Einmal ist ein Zufall. Zweimal eine Koinzidenz. Aber dreimal dasselbe Stück? Klassik ist bei Versace Programm. Schaut man sich die Werbespots an, findet sich ein wahres „Best of" populärer Klassiker: In der Frühling/Sommer-Kampagne 2018 posiert etwa Naomi Campbell zum „Wohltemperierten Klavier" von Bach, ein weiteres Model 2019 mit einer griechisch-antik wirkenden Vase und Mozarts „Alla Turca". In einer „Special Edition" darf Donatella Versace, Chef-Designerin und Schwester von Gianni Versace, zur „Toccata und Fuge d-Moll" von Bach eine Vase rückwärts in Zeitlupe zerstören; ein Spot mit einem Auszug aus „Schwanensee" von Tschaikowsky findet sich genauso. Und schließlich streiten sich noch zwei Models um eine nagelneue Versace-Handtasche, stilecht vom zweiten Satz der neunten Sinfonie Beethovens untermalt.
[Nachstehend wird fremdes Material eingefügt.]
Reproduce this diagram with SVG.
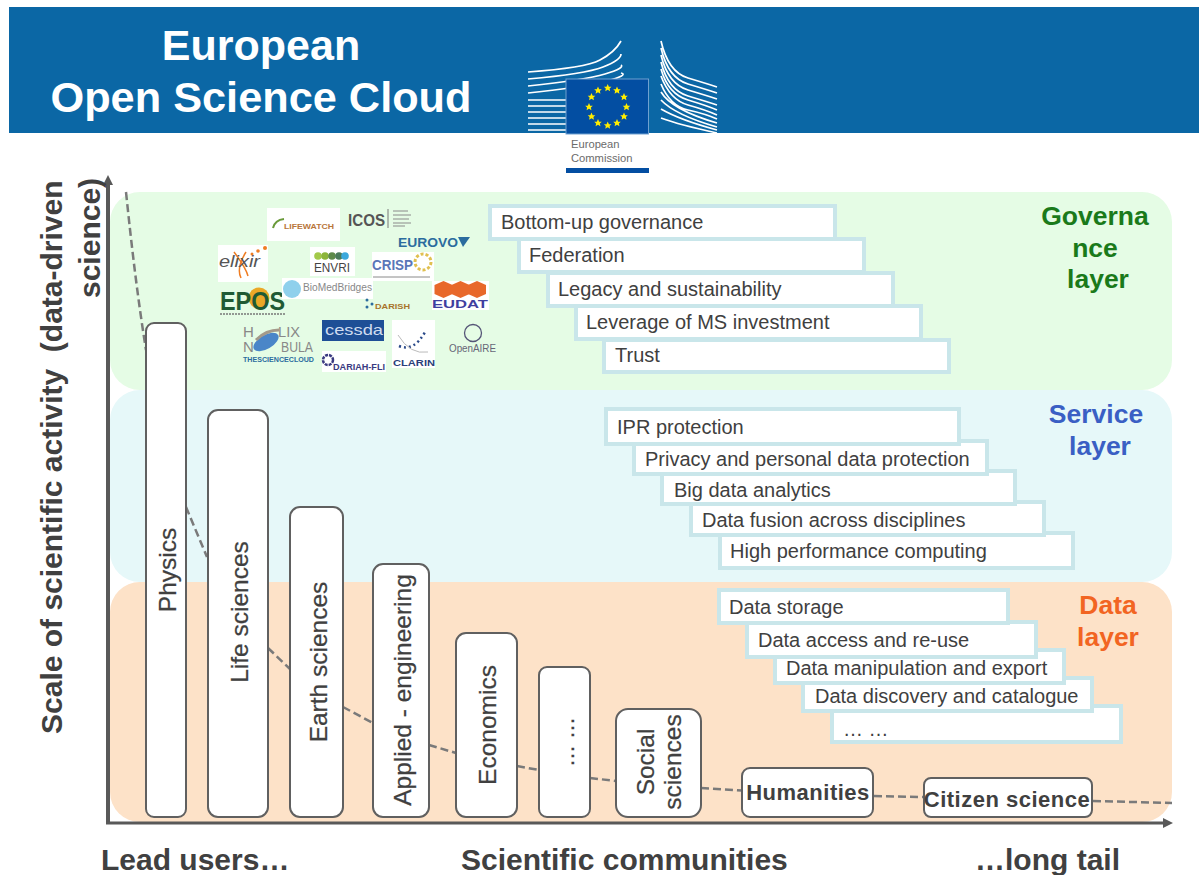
<svg xmlns="http://www.w3.org/2000/svg" width="1199" height="875" viewBox="0 0 1199 875">
<style>
text{font-family:"Liberation Sans",Arial,sans-serif}
.t{font-size:20px;fill:#404040}
.b{fill:#fff;stroke:#c9e6ea;stroke-width:4}
.c{fill:#fff;stroke:#606060;stroke-width:2}
.cl{font-size:24.500px;fill:#404040;stroke:#404040;stroke-width:.25;text-anchor:middle}
.cb{font-size:22px;fill:#404040;text-anchor:middle;font-weight:bold;letter-spacing:.5px}
.ax{font-size:30px;font-weight:bold;fill:#404040}
.lay{font-size:26.500px;font-weight:bold;text-anchor:middle}
.bld{fill:none;stroke:#fff;stroke-width:1.700}
.dash{fill:none;stroke:#7a7a7a;stroke-width:2.500;stroke-dasharray:8 4}
.ec{font-size:11.200px;fill:#6b6b6b}
.ln{stroke:#8a8a8a;stroke-width:1;fill:none}
</style>
<defs>
<marker id="arr" markerUnits="userSpaceOnUse" markerWidth="10" markerHeight="10" refX="0" refY="5" orient="auto"><path d="M0,0L10,5L0,10Z" fill="#595959"/></marker>
<path id="star" d="M0-4L1.200-1.300L3.800-1.200L1.900.500L2.400,3.200L0,1.800L-2.400,3.200L-1.900.500L-3.800-1.200L-1.200-1.300Z" fill="#ffed00"/>
<path id="cube" d="M0 0L9 -4L18 0V9L9 13L0 9Z" fill="#e8682a"/>
</defs>
<rect width="1199" height="875" fill="#fff"/>
<g id="header">
<rect x="9" y="7" width="1190" height="126" fill="#0b67a5"/>
<text x="261" y="60" font-size="43" font-weight="bold" fill="#fff" text-anchor="middle">European</text>
<text x="261" y="112" font-size="43.300" font-weight="bold" fill="#fff" text-anchor="middle">Open Science Cloud</text>
</g>
<g id="ec-logo">
<path class="bld" d="M528 72Q585 68 600 60T621 41M528 79Q585 74 603 67T621 54M528 86Q585 80 605 74T621 65M528 93Q585 87 607 81T621 73M528 100H566M528 106H566M528 112H566M528 118H566M528 124H566M528 130H566"/>
<path class="bld" d="M661 41Q668 72 688 78T717 87M661 48Q668 78 688 84T717 93M661 55Q668 84 688 90T717 99M661 62Q668 90 688 96T717 105M661 69Q668 94 688 100T717 110M661 76Q670 100 688 105T717 115M661 84Q670 106 688 110T717 119M661 92Q672 110 717 123M661 100Q675 115 717 127M661 109Q680 120 717 130M661 118Q680 125 717 133"/>
<rect x="566" y="79" width="82.500" height="55" fill="#034ea2" stroke="#6fa0d0"/>
<use href="#star" x="607.700" y="88"/><use href="#star" x="617" y="90.500"/><use href="#star" x="624" y="97"/><use href="#star" x="626.500" y="107"/><use href="#star" x="624" y="116.500"/><use href="#star" x="617" y="123"/><use href="#star" x="607.700" y="125.500"/><use href="#star" x="598" y="123"/><use href="#star" x="591.500" y="116.500"/><use href="#star" x="589" y="107"/><use href="#star" x="591.500" y="97"/><use href="#star" x="598" y="90.500"/>
<text class="ec" x="571" y="148">European</text>
<text class="ec" x="571" y="161.500">Commission</text>
<rect x="566" y="168" width="83" height="5" fill="#034ea2"/>
</g>
<g id="layers">
<rect id="governance-layer" x="110" y="192" width="1062" height="198" rx="30" fill="#e5fce5"/>
<rect id="service-layer" x="110" y="390" width="1062" height="192" rx="30" fill="#e6f8f9"/>
<rect id="data-layer" x="110" y="582" width="1062" height="240" rx="30" fill="#fde2c8"/>
<text class="lay" x="1095" y="225" fill="#1a7a1a">Governa</text>
<text class="lay" x="1095" y="257" fill="#1a7a1a">nce</text>
<text class="lay" x="1098" y="288" fill="#1a7a1a">layer</text>
<text class="lay" x="1096" y="423" fill="#3a5fc4">Service</text>
<text class="lay" x="1100" y="455" fill="#3a5fc4">layer</text>
<text class="lay" x="1108" y="614" fill="#f26522">Data</text>
<text class="lay" x="1108" y="646" fill="#f26522">layer</text>
</g>
<g id="connectors">
<path class="dash" d="M126 192C132 250 138 300 146 350"/>
<path class="dash" d="M186 507L207 557"/>
<path class="dash" d="M268 648L290 669"/>
<path class="dash" d="M343 707L373 723"/>
<path class="dash" d="M429 745L456 753"/>
<path class="dash" d="M517 766L539 770"/>
<path class="dash" d="M590 778L616 781"/>
<path class="dash" d="M701 788L742 790.500"/>
<path class="dash" d="M874 796L923 797"/>
<path class="dash" d="M1093 801L1172 803"/>
<path d="M108 824V185" stroke="#595959" stroke-width="4" fill="none" marker-end="url(#arr)"/>
<path d="M106 823H1163" stroke="#595959" stroke-width="3" fill="none" marker-end="url(#arr)"/>
</g>
<g id="axis-labels">
<text class="ax" transform="translate(62 734) rotate(-90)">Scale of scientific activity &#160;(data-driven</text>
<text class="ax" transform="translate(100 298) rotate(-90)">science)</text>
<text class="ax" x="101" y="870">Lead users…</text>
<text class="ax" x="461" y="870">Scientific communities</text>
<text class="ax" x="975" y="870">…long tail</text>
</g>
<g id="logos">
<rect x="267" y="208" width="73" height="33" fill="#fff"/>
<path d="M273 228Q275 220 284 219" fill="none" stroke="#6a9a3a" stroke-width="2"/>
<text x="284" y="229" font-size="8" font-weight="bold" fill="#b9763a" textLength="50" lengthAdjust="spacingAndGlyphs">LIFEWATCH</text>
<text x="348" y="226" font-size="17" font-weight="bold" fill="#555" textLength="37" lengthAdjust="spacingAndGlyphs">ICOS</text>
<path d="M388 209V228" stroke="#777"/>
<path class="ln" d="M393 211H408M393 215H411M393 219H409M393 223H411M393 226H405"/>
<text x="398" y="247" font-size="13.500" font-weight="bold" fill="#2b6c9e" textLength="60" lengthAdjust="spacingAndGlyphs">EUROVO</text>
<path d="M458 237H470L463 247Z" fill="#2b6c9e"/>
<rect x="218" y="245" width="50" height="37" fill="#fff"/>
<path d="M246 252Q236 268 241 278M234 252Q246 268 248 276" fill="none" stroke="#ef7d22" stroke-width="1.500"/>
<circle cx="252" cy="254" r="1.500" fill="#ef7d22"/><circle cx="258" cy="251" r="1.800" fill="#ef7d22"/><circle cx="265" cy="248" r="2" fill="#ef7d22"/>
<text x="219" y="267" font-size="17" font-style="italic" fill="#555" textLength="41" lengthAdjust="spacingAndGlyphs">elixir</text>
<rect x="310" y="247" width="45" height="29" fill="#fff"/>
<circle cx="318" cy="256" r="3.800" fill="#a3c94a"/><circle cx="325" cy="256" r="3.800" fill="#8cb53a"/><circle cx="332" cy="256" r="3.800" fill="#5e8a4a"/><circle cx="339" cy="256" r="3.800" fill="#4a7a5a"/><circle cx="345" cy="256" r="3.800" fill="#3ba8dc"/>
<text x="314" y="272" font-size="13.500" fill="#444" textLength="36" lengthAdjust="spacingAndGlyphs">ENVRI</text>
<rect x="372" y="252" width="62" height="29" fill="#fff"/>
<circle cx="423" cy="262" r="8" fill="none" stroke="#e0c050" stroke-width="3" stroke-dasharray="3 2"/>
<text x="372" y="270" font-size="15" font-weight="bold" fill="#5a76b8" textLength="41" lengthAdjust="spacingAndGlyphs">CRISP</text>
<path class="ln" d="M373 277H430"/>
<circle cx="259" cy="298" r="10.500" fill="#eba827"/>
<text x="220" y="310" font-size="26" font-weight="bold" fill="#1f5a34" textLength="65" lengthAdjust="spacingAndGlyphs">EPOS</text>
<path d="M220 314H285" stroke="#777" stroke-width="1.500" stroke-dasharray="2 1"/>
<rect x="282" y="278" width="91" height="21" fill="#fff"/>
<circle cx="292" cy="289" r="9" fill="#8fd0ec"/>
<text x="303" y="291" font-size="10.500" fill="#888" textLength="69" lengthAdjust="spacingAndGlyphs">BioMedBridges</text>
<circle cx="367" cy="300" r="1.500" fill="#2b6c9e"/><circle cx="372" cy="304" r="1.500" fill="#2b6c9e"/><circle cx="367" cy="307" r="1.500" fill="#2b6c9e"/>
<text x="375" y="309" font-size="8" font-weight="bold" fill="#a8742c" textLength="35" lengthAdjust="spacingAndGlyphs">DARISH</text>
<rect x="432" y="281" width="57" height="29" fill="#fff"/>
<use href="#cube" x="434.500" y="285"/><use href="#cube" x="451.500" y="285"/><use href="#cube" x="468" y="285"/>
<text x="432" y="308" font-size="11" font-weight="bold" fill="#3f3f9f" textLength="56" lengthAdjust="spacingAndGlyphs">EUDAT</text>
<text x="243" y="337" font-size="15" fill="#888">H</text>
<text x="278" y="337" font-size="15" fill="#888" textLength="22" lengthAdjust="spacingAndGlyphs">LIX</text>
<text x="243" y="352" font-size="15" fill="#888">N</text>
<text x="281" y="352" font-size="15" fill="#888" textLength="32" lengthAdjust="spacingAndGlyphs">BULA</text>
<ellipse cx="266" cy="342" rx="14" ry="7" transform="rotate(-30 266 342)" fill="#4a86c8"/>
<path d="M256 340Q266 330 279 330" fill="none" stroke="#a39a8a" stroke-width="3"/>
<text x="243" y="362" font-size="7.500" font-weight="bold" fill="#2b6c9e" textLength="71" lengthAdjust="spacingAndGlyphs">THESCIENCECLOUD</text>
<rect x="322" y="320" width="62" height="21" fill="#1e4f96"/>
<text x="325" y="335" font-size="15" fill="#cfdcf0" textLength="58" lengthAdjust="spacingAndGlyphs">cessda</text>
<rect x="322" y="351" width="64" height="21" fill="#fff"/>
<circle cx="328" cy="360" r="5" fill="none" stroke="#3a3a80" stroke-width="2.500" stroke-dasharray="3 1"/>
<text x="333" y="370" font-size="9" font-weight="bold" fill="#3a3a80" textLength="52" lengthAdjust="spacingAndGlyphs">DARIAH-FLI</text>
<rect x="392" y="320" width="43" height="48" fill="#fff"/>
<path d="M399 346Q414 352 425 332" fill="none" stroke="#2b4a8a" stroke-width="2.500" stroke-dasharray="2 3"/>
<path d="M398 335Q410 355 428 352" fill="none" stroke="#bbb"/>
<text x="393" y="366" font-size="9.500" font-weight="bold" fill="#2b3f7a" textLength="42" lengthAdjust="spacingAndGlyphs">CLARIN</text>
<circle cx="473" cy="333" r="8.500" fill="none" stroke="#557" stroke-width="1.300"/>
<text x="449" y="352" font-size="10.500" fill="#667" textLength="47" lengthAdjust="spacingAndGlyphs">OpenAIRE</text>
</g>
<g id="governance-boxes">
<rect class="b" x="604" y="340" width="345" height="32"/>
<rect class="b" x="576" y="306" width="345" height="33"/>
<rect class="b" x="548" y="273" width="345" height="33"/>
<rect class="b" x="519" y="239" width="345" height="33"/>
<rect class="b" x="490" y="206" width="345" height="33"/>
<text class="t" x="501" y="229">Bottom-up governance</text>
<text class="t" x="529" y="262">Federation</text>
<text class="t" x="558" y="296">Legacy and sustainability</text>
<text class="t" x="586" y="329">Leverage of MS investment</text>
<text class="t" x="615" y="362">Trust</text>
</g>
<g id="service-boxes">
<rect class="b" x="720" y="533" width="353" height="35"/>
<rect class="b" x="691" y="502" width="353" height="33"/>
<rect class="b" x="662" y="471" width="353" height="33"/>
<rect class="b" x="634" y="441" width="353" height="33"/>
<rect class="b" x="606" y="409" width="353" height="35"/>
<text class="t" x="617" y="434">IPR protection</text>
<text class="t" x="645" y="466">Privacy and personal data protection</text>
<text class="t" x="674" y="497">Big data analytics</text>
<text class="t" x="702" y="527">Data fusion across disciplines</text>
<text class="t" x="730" y="558">High performance computing</text>
</g>
<g id="data-boxes">
<rect class="b" x="832" y="706" width="289" height="36"/>
<rect class="b" x="803" y="678" width="289" height="33"/>
<rect class="b" x="775" y="650" width="289" height="33"/>
<rect class="b" x="747" y="622" width="289" height="35"/>
<rect class="b" x="719" y="590" width="289" height="33"/>
<text class="t" x="729" y="614">Data storage</text>
<text class="t" x="758" y="647">Data access and re-use</text>
<text class="t" x="786" y="675">Data manipulation and export</text>
<text class="t" x="815" y="703">Data discovery and catalogue</text>
<text class="t" x="843" y="736">… …</text>
</g>
<g id="physics"><rect class="c" x="146" y="323" width="40" height="494" rx="8"/><text class="cl" transform="translate(176 570) rotate(-90)">Physics</text></g>
<g id="life-sciences"><rect class="c" x="208" y="410" width="60" height="407" rx="10"/><text class="cl" transform="translate(248 612) rotate(-90)">Life sciences</text></g>
<g id="earth-sciences"><rect class="c" x="290" y="507" width="53" height="310" rx="10"/><text class="cl" transform="translate(327 662) rotate(-90)">Earth sciences</text></g>
<g id="applied-engineering"><rect class="c" x="373" y="564" width="56" height="253" rx="10"/><text class="cl" transform="translate(411 690) rotate(-90)">Applied - engineering</text></g>
<g id="economics"><rect class="c" x="456" y="633" width="61" height="184" rx="10"/><text class="cl" transform="translate(496 725) rotate(-90)">Economics</text></g>
<g id="dots"><rect class="c" x="539" y="667" width="51" height="150" rx="8"/><text class="cl" transform="translate(574 742) rotate(-90)" style="font-size:22px">… …</text></g>
<g id="social-sciences"><rect class="c" x="616" y="709" width="85" height="108" rx="12"/><text class="cl" transform="translate(654 762) rotate(-90)">Social</text><text class="cl" transform="translate(681 762) rotate(-90)">sciences</text></g>
<g id="humanities"><rect class="c" x="742" y="768" width="131" height="49" rx="8"/><text class="cb" x="808" y="800">Humanities</text></g>
<g id="citizen-science"><rect class="c" x="924" y="778" width="168" height="39" rx="7"/><text class="cb" x="1007" y="807">Citizen science</text></g>
</svg>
Doch was bedeutet die Versace-Fixierung auf Klassik? Soll die Musik der Marke jene Hochwertigkeit und Eleganz bringen, die man dieser Welt gemeinhin zuschreibt? In jedem Fall setzt das italienische Modeunternehmen überraschende neue Impulse bei der digitalen Zielgruppe. Immerhin stehen gerade die Luxus-Marken bei den Jüngeren hoch im Kurs und definieren, was angesagt ist. Neben Vivaldi sind noch genügend „große Klassiker" vorhanden. Vielleicht „Also sprach Zarathustra" für Gucci? „Eine kleine Nachtmusik" für Prada? Und Ralph Lauren versucht es mal mit dem „Walkürenritt"?